Part 4: “Here in this wilderness”
| August 3, 2007 | Filled under Blog |
In November, I finished gathering my crop and on the ninth of that month went to the land office and filed on my claim. Mr, Griffin in the meantime had told the claim seekers that my land had been taken. I hired a neighbor, a Mr. Caddis, and his son with two wagons to move us to our new home. My wife and Mr. Caddis’ son drove his teams while Mr. Caddis drove my oxen to my wagon loaded with corn. I walked and drove our cattle which numbered seventeen head. We started early in the morning of November 20th and after driving hard, arrived on our claim by 11 o’clock of the second day. We put up the tent and set the cook stove outside under the trees, and by the time we got the wagons unloaded my wife had dinner ready to serve.

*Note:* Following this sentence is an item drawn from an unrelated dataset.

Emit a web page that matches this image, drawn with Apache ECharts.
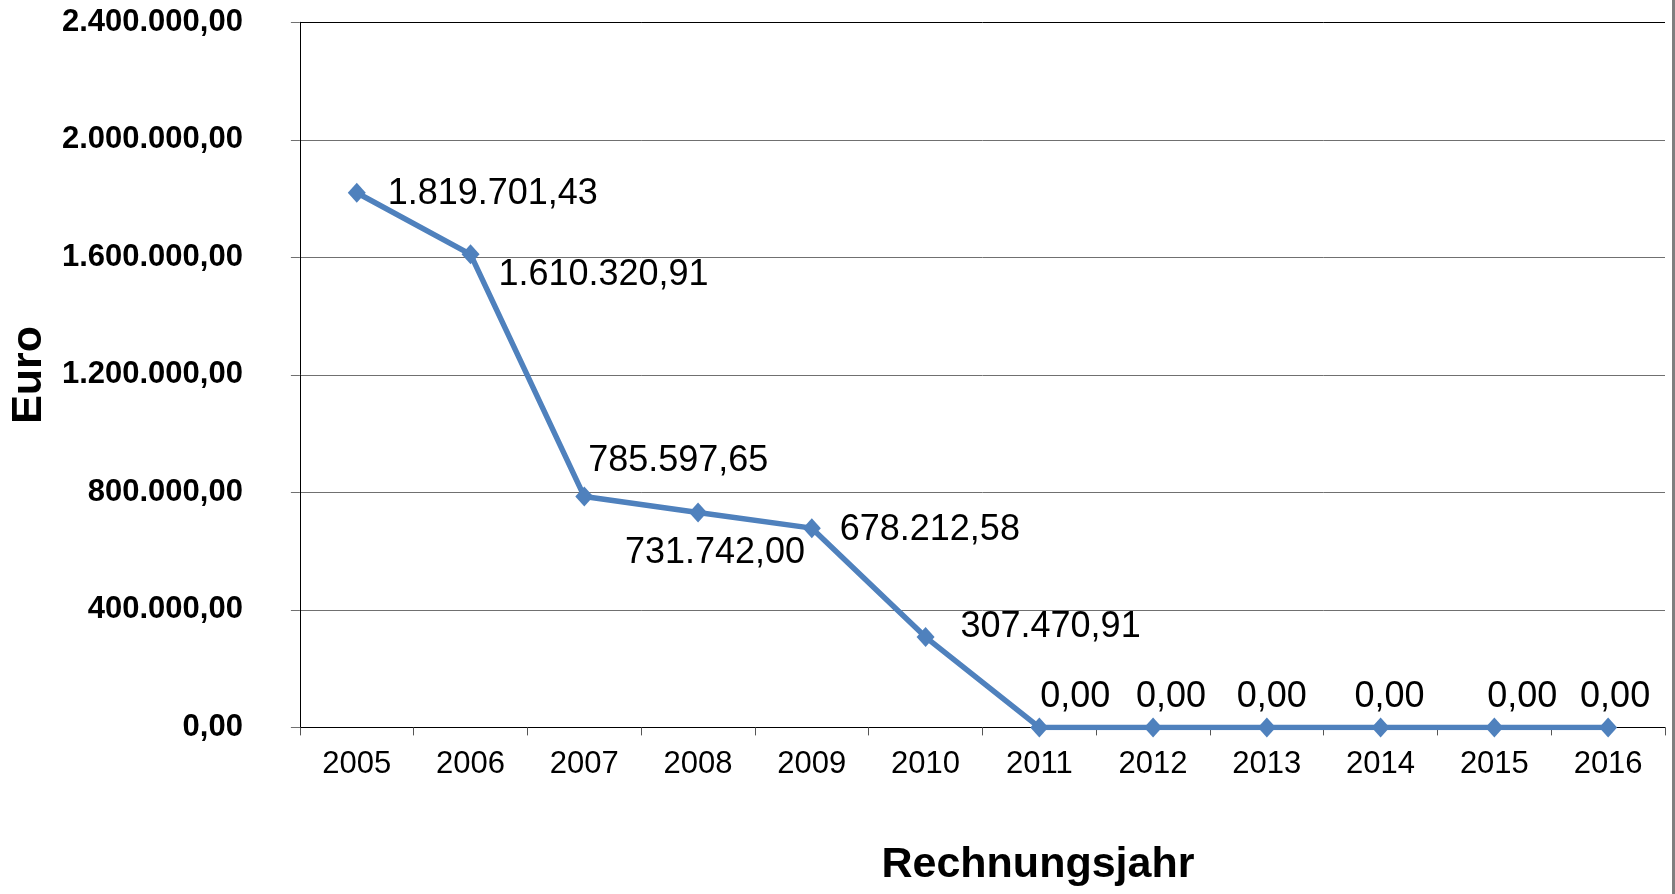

Having eaten dinner and Mr. Caddis and son has started on their return home, my wife looked out over our claim and said, “We have a place and I am proud of it, but how are we going to make a go of it here in this wilderness?” I said, “I can show you better than I can tell you,” and I picked up my ax and started cutting logs.. There was lots of good timber on the place and I was young and strong and a good hand with an ax, and by night I had enough logs cut and in place to make a bin as high as my head for my corn, besides I had floored with with puncheons. That night I unloaded my corn into it. The next day I cut poles and built a lot for my cattle. A few days later I had completed a log cabin which we used for a kitchen while we continued to live in the tent that winter.
I realized that if I cleared out enough land to make a crop on I would have to work day and night burning brush to make a light to chop by. Practically the entire place was covered with heavy timber which had to be cleared, but by planting time I had eight or nine acres cleared. The land was new and fertile and the first crop we made on our place, in 1892, we made two bales of cotton and all the corn we needed for another year.
For the benefit of the younger generation I shall give a description of this country as it appeared at the opening. Except for a few scattered cabins of the Indians and inter-married whites, with their small clearings, the country was in the same primeval state as it had been from time immemorial. Much of the country was covered with heavy timber with a occasional prairie glade of a few acres. Along the creeks were thickets of underbrush and tall trees of pecan, walnut, elm, cottonwood, and several kinds of oak. On the hillsides postoak, blackjack and hickory were the principle trees which grew in profusion. Grass grew from two to three feet high all over the prairies and woods, Wild fruits, such as strawberries, plums, grapes, blackberries, and dewberries grew in abundance. Acorns, pecans, walnuts, and hickory nuts were plentiful. The timbered regions, outside the creek bottoms, were generally free of underbrush, due to the burning of the younger growth with the grass in the fall and winter, and a wagon could be driven almost anywhere through the woods. Very few of the Pottawatomie Indians who had been given allotments were living on their land, and in consequence, it remained unfenced and on which ranged vast herds of horses and cattle. The settlers considered these unfenced lands as common grazing grounds. Wild game abounded, such as deer, turkeys, prairie chickens, while the woods and fields were alive with quail.
The early settlers got much of their food by killing the game and gathering the wild fruits and nuts. It was several years before orchards and vineyards came into bearing and these wild fruits were a God-send to the meagre larders of the settlers.
There were many springs over the country and the presence of a good spring often determined the location of a settler’s cabin, as these springs for several years were the source of water supply.